Rule 5250(b)(3) will require each listed company to disclose, by the date the company files its definitive proxy statement for its next annual meeting, the material terms of all arrangements between any director or nominee and any person or entity other than the company relating to compensation or other payment in connection with that person’s candidacy or service as a director. The accompanying interpretive material indicates that the rule is intended to be construed broadly. A company must make the required disclosure at least annually until the earlier of the resignation of the director or one year following the termination of the agreement or arrangement. The disclosure requirement encompasses non-cash compensation and other forms of payment obligation, such as indemnification. Note that the rule does not separately require the initial disclosure of newly entered arrangements so long as disclosure is made under the rule for the next annual meeting. The information must be disclosed either on or through the company’s website or in its definitive proxy statement. Nasdaq also explicitly states that, if a company provides disclosure in a definitive proxy or information statement, including to satisfy the SEC’s proxy disclosure requirements, sufficient to comply with the proposed rule, the company’s obligation to satisfy the rule is fulfilled regardless of the reason that the disclosure was made.
No disclosure will be required for arrangements that:
- relate only to reimbursement of expenses in connection with candidacy as a director;
- existed prior to the nominee’s candidacy (including as an employee of the other person or entity) and the nominee’s relationship with the third party has been publicly disclosed in a definitive proxy or annual report (such as in the director or nominee’s biography); or
- have been disclosed under Item 5(b) of the proxy rules (interests of certain persons in connection with a proxy contest) or Item 5.02(d)(2) of Form 8-K (description of arrangements in connection with election of a new director) in the current fiscal year. (However, this disclosure would not obviate the need for the company to comply with its annual disclosure obligations under the rule.)
So long as a company has undertaken reasonable efforts to identify all arrangements — including asking each director or nominee in a manner designed to allow timely disclosure — if the company then discovers an agreement or arrangement that should have been disclosed but was not, then the company can remedy the inadvertent failure to disclose by prompt disclosure after discovery of the error by filing a Form 8-K, where required by SEC rules, or by issuing a press release; in that event, the company will not be considered deficient with respect to the rule.

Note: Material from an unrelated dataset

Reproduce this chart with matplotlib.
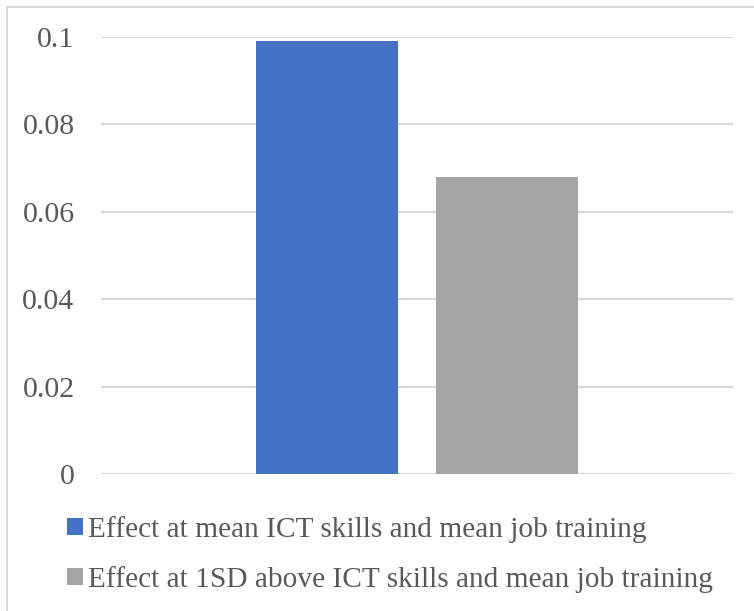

However, remedial disclosure, regardless of its timing, would not satisfy the annual disclosure requirements. In all other cases, the company must submit a plan showing that the company has adopted processes and procedures designed to identify and disclose relevant agreements or arrangements, subject to approval by Nasdaq.
Nasdaq is also amending Rule 5615 to provide that the required disclosure of third-party payments to directors will be among the provisions allowing a foreign private issuer, upon satisfying specified conditions, to follow home country practice.
Interestingly, the National Venture Capital Association submitted a comment letter on the Nasdaq proposal raising a complication that might arise out of the rule, stating that NVCA’s aim was to ensure that Nasdaq was fully informed as it considered whether to move forward with the proposed rule change. The letter observed that VCs who sit on boards can often have complex arrangements with their funds and recommended that “Nasdaq clarify the conditions of the exemption in the rule for pre-existing relationships as well as the degree of detail needed in disclosures required by the proposed rule.” Nasdaq advised the SEC that it had fully considered and addressed comments on the proposal, specifically calling out the concerns raised in the NVCA Letter around board service by venture capital board members. The NVCA letter also noted that potential restrictions on the ability of individuals who receive compensation to serve as directors could adversely affect VC funds due to the structure of the funds. The SEC responded by noting that this point is “not within the scope of the Nasdaq proposed rule change.” Presumably the comment was intended to address a footnote in the Nasdaq rule submission indicating that Nasdaq is considering whether to propose additional requirements regarding third-party payments to directors and candidates, including whether these directors should be prohibited from being considered independent under Nasdaq rules or prohibited from serving on boards altogether. The footnote added that a proposal on this topic, if any, would be made in a separate rule filing.